Cancer cells travel in groups to forge metastases with greater chance of survival, study suggests

Apparently there's safety in numbers, even for cancer cells. New research from Johns Hopkins suggests that cancer cells rarely form metastatic tumors on their own, preferring to travel in groups to increase their collective chance of survival.

Image caption: A metastasis now growing in lung tissue (blue) that originated from at least two cells (red and green) from a multicolored tumor in the mammary gland of a mouse.

Image credit: Courtesy of Breanna Moore, Fred Hutchinson Cancer Research Center

In a report on the study published online in the Proceedings of the National Academy of Sciences, the researchers say they also found that traveling cells differ from those multiplying within a primary tumor, and that the difference may make them naturally resistant to chemotherapy.
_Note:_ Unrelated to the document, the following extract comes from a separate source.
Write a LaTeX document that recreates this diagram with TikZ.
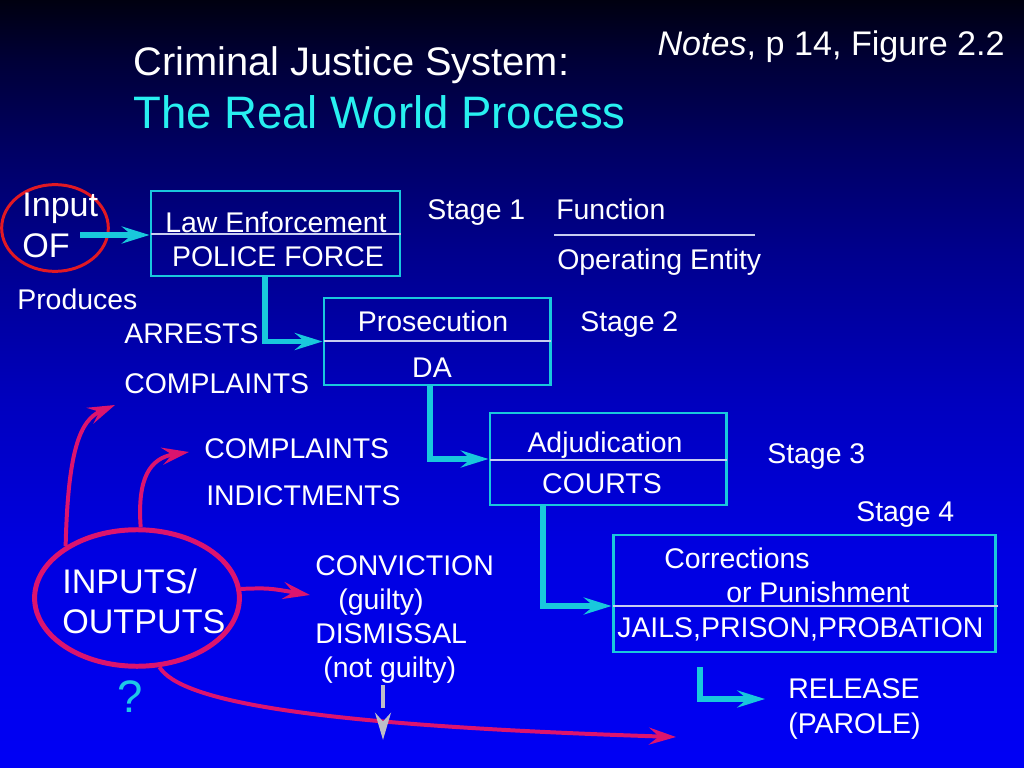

"We found that cancer cells do two things to increase their chances of forming a new metastasis," says Andrew Ewald, professor of cell biology at the Johns Hopkins University School of Medicine. "They turn on a molecular program that helps them travel through a diverse set of environments within the body, and they travel in groups."
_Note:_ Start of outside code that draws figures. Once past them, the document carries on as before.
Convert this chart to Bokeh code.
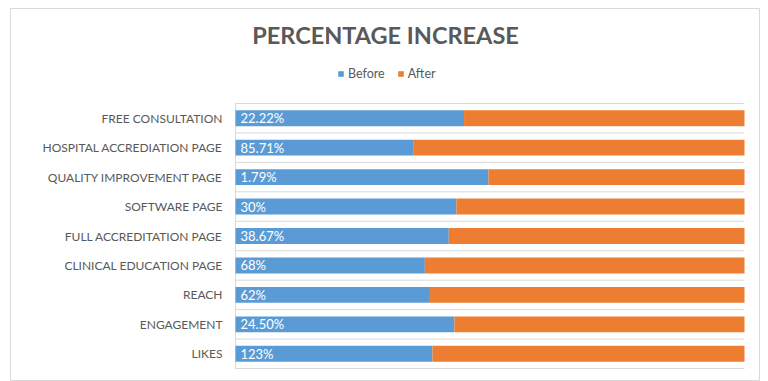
from bokeh.plotting import figure
from bokeh.models import (Range1d, Label, Legend, LegendItem, ColumnDataSource)
from bokeh.core.properties import value
from bokeh.embed import file_html
from bokeh.resources import INLINE
import numpy as np

categories = ["FREE CONSULTATION", "HOSPITAL ACCREDIATION PAGE", "QUALITY IMPROVEMENT PAGE",
              "SOFTWARE PAGE", "FULL ACCREDITATION PAGE", "CLINICAL EDUCATION PAGE",
              "REACH", "ENGAGEMENT", "LIKES"]
before_share = [0.449, 0.349, 0.497, 0.434, 0.419, 0.372, 0.382, 0.430, 0.387]
after_share = [0.551, 0.651, 0.503, 0.566, 0.581, 0.628, 0.618, 0.570, 0.613]
increase_labels = ["22.22%", "85.71%", "1.79%", "30%", "38.67%", "68%", "62%", "24.50%", "123%"]

BLUE = "#5B9BD5"
ORANGE = "#ED7D31"
GRID = "#D9D9D9"
TEXT = "#595959"
FONT = "Lato"

# layout (pixels inside the figure)
W, H = 750, 373
PLOT_L, PLOT_R = 225, 734      # bar area left/right
PLOT_T, PLOT_B = 95, 360       # bar area top/bottom

n = len(categories)
ypos = (np.arange(n)[::-1] + 0.5).tolist()
bounds = np.arange(n + 1).tolist()

px_x = (PLOT_R - PLOT_L)          # pixels per unit share
px_y = (PLOT_B - PLOT_T) / n      # pixels per row
x_range = Range1d(-PLOT_L / px_x, 1 + (W - PLOT_R) / px_x)
y_range = Range1d(-(H - PLOT_B) / px_y, n + PLOT_T / px_y)

src = ColumnDataSource(dict(y=ypos, before=before_share, after=after_share,
                            lab=increase_labels, cat=categories,
                            zero=[0.0] * n))
grid_src = ColumnDataSource(dict(y=bounds, x0=[0.0] * (n + 1), x1=[1.0] * (n + 1)))

p = figure(width=W, height=H, output_backend="svg", toolbar_location=None,
           x_range=x_range, y_range=y_range, x_axis_type=None, y_axis_type=None,
           min_border=0, margin=(8, 8, 0, 10))
p.outline_line_color = GRID
p.background_fill_color = "white"
p.border_fill_color = "white"
p.grid.visible = False

# horizontal grid lines at row boundaries, and the category axis line
p.segment(x0="x0", y0="y", x1="x1", y1="y", source=grid_src, line_color=GRID, line_width=1)
p.segment(x0=[0.0], y0=[bounds[0]], x1=[0.0], y1=[bounds[-1]], line_color=GRID, line_width=1)

rs = p.hbar_stack(["before", "after"], y="y", height=0.54, color=[BLUE, ORANGE],
                  source=src, line_color=None)

# value labels inside the blue bars
p.text(x="zero", y="y", text="lab", source=src, x_offset=5, text_align="left",
       text_baseline="middle", text_color="white", text_font_size="13px",
       text_font=value(FONT))

# category labels
p.text(x="zero", y="y", text="cat", source=src, x_offset=-13, text_align="right",
       text_baseline="middle", text_color=TEXT, text_font_size="12px",
       text_font=value(FONT))

title = Label(x=375, y=347, x_units="screen", y_units="screen",
              text="PERCENTAGE INCREASE", text_align="center", text_baseline="middle",
              text_font=FONT, text_font_size="23.5px", text_font_style="bold",
              text_color=TEXT)
p.add_layout(title)

legend = Legend(items=[LegendItem(label="Before", renderers=[rs[0]]),
                       LegendItem(label="After", renderers=[rs[1]])],
                location=(327, 300), orientation="horizontal",
                padding=0, margin=0, spacing=12, label_standoff=4,
                glyph_width=7, glyph_height=7, label_height=14,
                label_text_font=FONT, label_text_font_size="12.5px",
                label_text_color=TEXT, border_line_color=None,
                background_fill_alpha=0)
p.add_layout(legend)

open("out.html", "w").write(file_html(p, INLINE))
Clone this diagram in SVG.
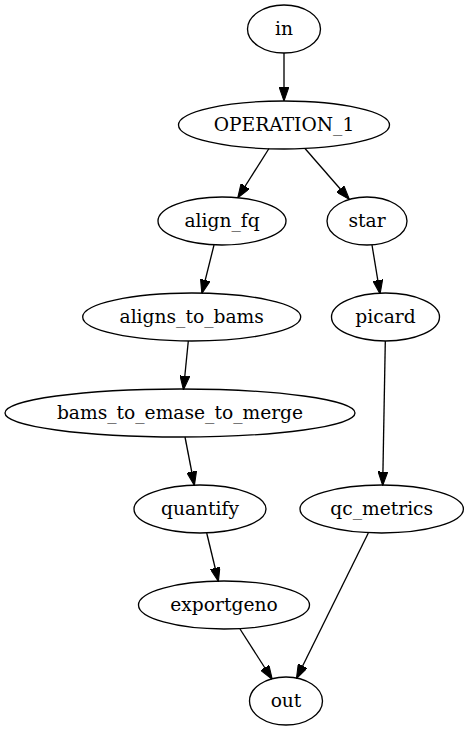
<svg xmlns="http://www.w3.org/2000/svg" width="469" height="731" viewBox="0 0 469 731">
<style>
.n ellipse{fill:none;stroke:#000;stroke-width:1.33}
.n text{font-family:"DejaVu Serif",serif;font-size:18.67px;text-anchor:middle;fill:#000}
.e line{stroke:#000;stroke-width:1.33;marker-end:url(#ah)}
</style>
<defs>
<marker id="ah" markerUnits="userSpaceOnUse" markerWidth="14" markerHeight="10" viewBox="0 0 13.33 9.33" refX="12.8" refY="4.67" orient="auto">
<path d="M0,0 L13.33,4.67 L0,9.33 z" fill="#000" stroke="#000" stroke-width="1"/>
</marker>
</defs>
<rect width="469" height="731" fill="#fff"/>
<g id="edges" class="e">
<line x1="284" y1="53" x2="284" y2="100.5"/>
<line x1="269" y1="148.5" x2="238" y2="197.5"/>
<line x1="305" y1="148.5" x2="349" y2="199"/>
<line x1="214" y1="245" x2="202" y2="293"/>
<line x1="372" y1="245" x2="380" y2="293.5"/>
<line x1="188.3" y1="341" x2="183.5" y2="389.3"/>
<line x1="385.3" y1="341" x2="382.7" y2="485"/>
<line x1="185" y1="437" x2="194.3" y2="485"/>
<line x1="206.7" y1="533" x2="218.3" y2="581"/>
<line x1="368.3" y1="533" x2="296.7" y2="678"/>
<line x1="240" y1="629" x2="272" y2="679"/>
</g>
<g id="in" class="n"><ellipse cx="284" cy="29" rx="36.5" ry="24"/><text x="284" y="35">in</text></g>
<g id="OPERATION_1" class="n"><ellipse cx="284" cy="125" rx="105.5" ry="24"/><text x="284" y="131">OPERATION_1</text></g>
<g id="align_fq" class="n"><ellipse cx="222" cy="221" rx="64" ry="24"/><text x="222" y="227">align_fq</text></g>
<g id="star" class="n"><ellipse cx="367" cy="221" rx="40" ry="24"/><text x="367" y="227">star</text></g>
<g id="aligns_to_bams" class="n"><ellipse cx="191.7" cy="317" rx="109" ry="24"/><text x="191.7" y="323">aligns_to_bams</text></g>
<g id="picard" class="n"><ellipse cx="385.5" cy="317" rx="54" ry="24"/><text x="385.5" y="323">picard</text></g>
<g id="bams_to_emase_to_merge" class="n"><ellipse cx="180" cy="413" rx="175" ry="24"/><text x="180" y="419">bams_to_emase_to_merge</text></g>
<g id="quantify" class="n"><ellipse cx="200" cy="509" rx="66" ry="24"/><text x="200" y="515">quantify</text></g>
<g id="qc_metrics" class="n"><ellipse cx="381.7" cy="509" rx="81.7" ry="24"/><text x="381.7" y="515">qc_metrics</text></g>
<g id="exportgeno" class="n"><ellipse cx="224" cy="605" rx="85.5" ry="24"/><text x="224" y="611">exportgeno</text></g>
<g id="out" class="n"><ellipse cx="286" cy="701" rx="36.5" ry="24"/><text x="286" y="707">out</text></g>
</svg>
Metastasis, the complex way that tumor cells spread through the body, causes more than 90 percent of cancer-related deaths. Most chemotherapy drugs target proliferating cells and won't kill metastasizing cells, which leaves patients vulnerable to new tumors.
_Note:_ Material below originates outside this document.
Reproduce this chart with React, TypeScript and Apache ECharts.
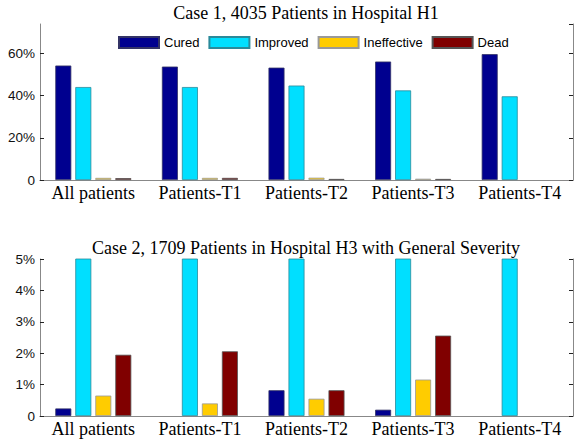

Ewald and his team tested mice with a form of mammary gland cancer known to spread to the lungs. They found that fewer than three percent of the metastases came from a single cell, and discovered cell clusters at each step of the destination to the lungs—in tissue, blood vessels, and blood.

Next, the researchers tested whether group travel gave the cells an advantage. In lab tests they found that clusters were at least 15 times better at forming colonies than single tumor cells. When they repeated the test in mice, the clusters were more than 100 times better at creating large metastases.

"You can think of metastasis as The Amazing Race," says Ewald. "The cells encounter many different challenges as they attempt to grow and spread, and some cells are better at different events than others, so traveling in a group makes sense."

The team also looked at whether traveling cells showed any particular molecular hallmarks that could be used to predict and ultimately prevent tumor spread. Building on previous research, they reaffirmed the role of the protein K14, which showed up in high levels in small, traveling cell clusters.

K14 levels also helped identify different types of gene activity, revealing whether the cells were on a program for proliferation or metastasis. These findings, Ewald says, could eventually be used to develop new drugs to target metastasizing cells specifically.